Il compagno uccide il figlio mentre lei lavora, per Rebecca 16 mesi di carcere per mancata vigilanza

Il suo compagno ha ucciso il figlioletto di 2 anni massacrandolo di botte in casa mentre lei era al lavoro ma per i giudici statunitensi anche lei è colpevole per la mancata vigilanza sul piccolo lasciato da solo con l'uomo. La terribile storia di violenze e abusi domestici arriva dall'Oklahoma dove venerdì un tribunale locale ha condannato la donna, Rebecca Hogue, a sedici mesi di reclusione da scontare in carcere. L'efferato delitto risale alle prime ore del capodanno 2020, quando la donna, tornata a casa da un turno di 12 ore al casinò dell'Oklahoma dove lavorava come cameriera, non si era accorta del figlio picchiato brutalmente dal compagno Christopher Trent e si era addormentata. Solo al risveglio, diverse ore dopo, si era accorta delle condizioni del piccolo Ryder che non respirava e aveva chiamato i soccorsi, ma era ormai troppo tardi.

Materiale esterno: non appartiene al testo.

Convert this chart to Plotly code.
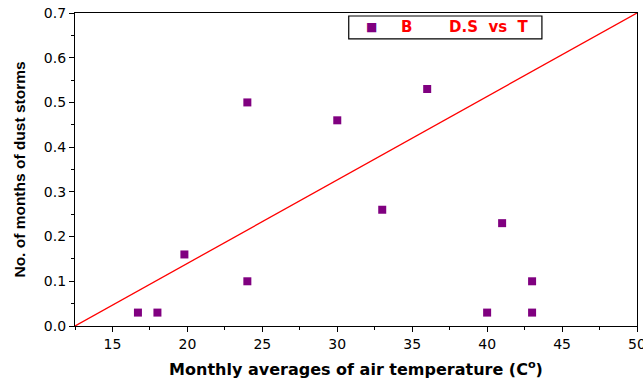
import plotly.graph_objects as go

temp = [16.7, 18.0, 19.8, 24.0, 24.0, 30.0, 33.0, 36.0, 40.0, 41.0, 43.0, 43.0]
storms = [0.03, 0.03, 0.16, 0.50, 0.10, 0.46, 0.26, 0.53, 0.03, 0.23, 0.10, 0.03]
fit_x = [12.5, 50.0]
fit_y = [0.0, 0.7]
legend_label = "B"
legend_title = "D.S\u00a0\u00a0vs\u00a0\u00a0T"

fig = go.Figure()
fig.add_trace(go.Scatter(x=temp, y=storms, mode="markers",
                         marker=dict(symbol="square", size=8, color="#800080"),
                         name=legend_label, showlegend=False))
fig.add_trace(go.Scatter(x=fit_x, y=fit_y, mode="lines",
                         line=dict(color="#ff0000", width=1.3), showlegend=False))

tickfont = dict(family="DejaVu Sans", size=14, color="black")
axis_common = dict(showgrid=False, zeroline=False, showline=True, linecolor="black",
                   linewidth=1.2, mirror=True, ticks="outside", ticklen=5, tickwidth=1,
                   tickcolor="black", tickfont=tickfont, ticklabeloverflow="allow",
                   automargin=False)
fig.update_xaxes(range=[12.5, 50], tickmode="linear", tick0=0, dtick=5,
                 minor=dict(ticks="outside", ticklen=3, dtick=2.5, tick0=0, tickcolor="black"),
                 title=dict(text="<b>Monthly averages of air temperature (C<sup>o</sup>)</b>",
                            font=dict(family="DejaVu Sans", size=16, color="black"),
                            standoff=12),
                 **axis_common)
fig.update_yaxes(range=[0, 0.7], tickmode="linear", tick0=0, dtick=0.1, tickformat=".1f",
                 minor=dict(ticks="outside", ticklen=3, dtick=0.05, tick0=0, tickcolor="black"),
                 title=dict(text="<b>No. of months of dust storms</b>",
                            font=dict(family="Liberation Sans Narrow, Liberation Sans", size=15.5, color="black"),
                            standoff=14),
                 **axis_common)

# legend box drawn manually (compact, like the reference)
def px(xpix):
    return (xpix - 75.5) / 561.5

def py(ypix):
    return (326.5 - ypix) / 313.5

fig.add_shape(type="rect", xref="paper", yref="paper", x0=px(349), x1=px(542), y0=py(39), y1=py(16),
              line=dict(color="black", width=1.2), fillcolor="white")
legend_font = dict(family="DejaVu Sans", size=15, color="#ff0000", weight="bold")
fig.add_annotation(xref="paper", yref="paper", x=px(372), y=py(27.5), text="\u25a0", showarrow=False,
                   font=dict(family="DejaVu Sans", size=12, color="#800080"), xanchor="center", yanchor="middle")
fig.add_annotation(xref="paper", yref="paper", x=px(406.5), y=py(27.5), text=legend_label, showarrow=False,
                   font=legend_font, xanchor="center", yanchor="middle")
fig.add_annotation(xref="paper", yref="paper", x=px(489.5), y=py(27.5), text=legend_title, showarrow=False,
                   font=legend_font, xanchor="center", yanchor="middle")

fig.update_layout(width=643, height=383, margin=dict(l=75, r=6, t=13, b=57),
                  plot_bgcolor="white", paper_bgcolor="white", showlegend=False)
fig.write_html("out.html")
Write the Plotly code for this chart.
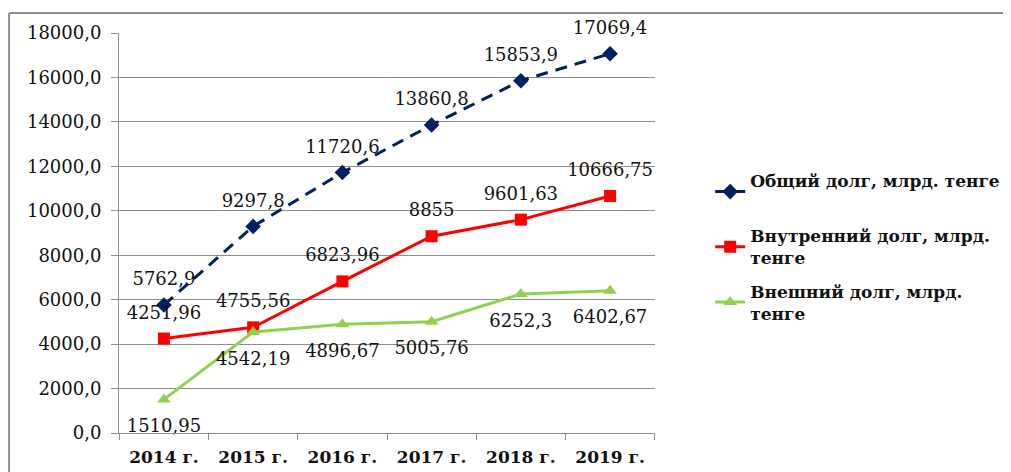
import plotly.graph_objects as go

years = ["2014 г.", "2015 г.", "2016 г.", "2017 г.", "2018 г.", "2019 г."]
total_debt = [5762.9, 9297.8, 11720.6, 13860.8, 15853.9, 17069.4]
total_labels = ["5762,9", "9297,8", "11720,6", "13860,8", "15853,9", "17069,4"]
internal_debt = [4251.96, 4755.56, 6823.96, 8855, 9601.63, 10666.75]
internal_labels = ["4251,96", "4755,56", "6823,96", "8855", "9601,63", "10666,75"]
external_debt = [1510.95, 4542.19, 4896.67, 5005.76, 6252.3, 6402.67]
external_labels = ["1510,95", "4542,19", "4896,67", "5005,76", "6252,3", "6402,67"]
y_ticks = list(range(0, 18001, 2000))
y_tick_text = [f"{v},0" for v in y_ticks]

SERIF = "DejaVu Serif"
label_font = dict(family=SERIF, size=18, color="#111111")

series = [
    dict(name="Общий долг, млрд. тенге<br> ", y=total_debt, labels=total_labels,
         color="#002060", symbol="diamond", dash="12px,8px", pos="top center", pad=23),
    dict(name="Внутренний долг, млрд.<br>тенге", y=internal_debt, labels=internal_labels,
         color="#FF0000", symbol="square", dash="solid", pos="top center", pad=23),
    dict(name="Внешний долг, млрд.<br>тенге", y=external_debt, labels=external_labels,
         color="#92D050", symbol="triangle-up", dash="solid", pos="bottom center", pad=29),
]

fig = go.Figure()
for i, s in enumerate(series):
    fig.add_trace(go.Scatter(
        x=years, y=s["y"], mode="lines+markers", name=s["name"],
        line=dict(color=s["color"], width=3, dash=s["dash"]),
        marker=dict(symbol=s["symbol"], size=12, color=s["color"]),
        legendgroup=f"g{i}", cliponaxis=False,
    ))
for i, s in enumerate(series):
    # data labels: transparent spacer markers set the label distance
    fig.add_trace(go.Scatter(
        x=years, y=s["y"], mode="markers+text", showlegend=False,
        marker=dict(size=s["pad"], color="rgba(0,0,0,0)"),
        text=s["labels"], textposition=s["pos"], textfont=label_font,
        hoverinfo="skip", cliponaxis=False, legendgroup=f"g{i}",
    ))

fig.update_layout(
    width=1011, height=472,
    margin=dict(l=111, r=364, t=25, b=47),
    paper_bgcolor="white", plot_bgcolor="white",
    font=dict(family=SERIF, color="#111111"),
    showlegend=True,
    legend=dict(
        x=1.103, y=0.675, xanchor="left", yanchor="top",
        font=dict(family=SERIF, size=17, color="#111111", weight="bold"),
        tracegroupgap=8, bgcolor="rgba(0,0,0,0)",
    ),
    shapes=[
        dict(type="line", xref="paper", yref="paper", x0=-0.205, x1=1.67, y0=1.05, y1=1.05,
             line=dict(color="#8c8c8c", width=2)),
        dict(type="line", xref="paper", yref="paper", x0=-0.205, x1=-0.205, y0=1.05, y1=-0.12,
             line=dict(color="#8c8c8c", width=2)),
    ],
)
fig.update_xaxes(
    type="category", showgrid=False, showline=True, linecolor="#8c8c8c", linewidth=1,
    ticks="outside", tickson="boundaries", ticklen=6, tickcolor="#8c8c8c",
    ticklabelstandoff=9,
    tickfont=dict(family=SERIF, size=17, color="#111111", weight="bold"),
)
fig.update_yaxes(
    range=[0, 18000], tickvals=y_ticks, ticktext=y_tick_text,
    showgrid=True, gridcolor="#8c8c8c", gridwidth=1,
    showline=True, linecolor="#8c8c8c", linewidth=1,
    ticks="outside", ticklen=7, tickcolor="#8c8c8c",
    ticklabelstandoff=6,
    tickfont=dict(family=SERIF, size=18, color="#111111"),
    zeroline=False,
)

fig.write_html("out.html")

Il rapporto di un medico legale in seguito ha stabilito che la causa della morte del bimbo è da individuare in diversi traumi da corpo contundente. Il compagno della donna, invece, è stato trovato senza vita quattro giorni dopo nelle montagne di Wichita: per la polizia si sarebbe suicidato. Scolpite in un albero vicino al luogo in cui è stato trovato il suo corpo c'erano queste parole: "Rebecca è innocente". Le indagini degli inquirenti però si sono concentrate proprio sulla donna accusata di omicidio di primo grado. In Oklahoma, infatti, i genitori che non proteggono i propri figli dagli abusi sui minori possono essere accusati degli stessi crimini del vero abusatore. Leggi sulla "mancata protezione", che da sempre hanno attirato molte critiche perché criminalizzano le vittime di abusi domestici che per paura spesso non denunciano.

Il processo contro Hogue si è svolto nell'autunno dello scorso anno e si è concluso con una sentenza di condanna da parte della giuria che aveva consigliato anche la pena dell'ergastolo ma i giudici sono stati più clementi stabilendo 16 mesi di reclusione a cui andranno tolti tre mesi di custodia cautelare già trascorsi in carcere. La 29enne ha sempre detto che non aveva idea che Trent stesse abusando di Ryder fino alla sua morte, anche se aveva iniziato a notare che il ragazzo aveva lievi ferite inspiegabili. Per i giudici però le ricerche fatte sul suo cellulare dimostrano che sapeva degli abusi e non ha fatto nulla al riguardo.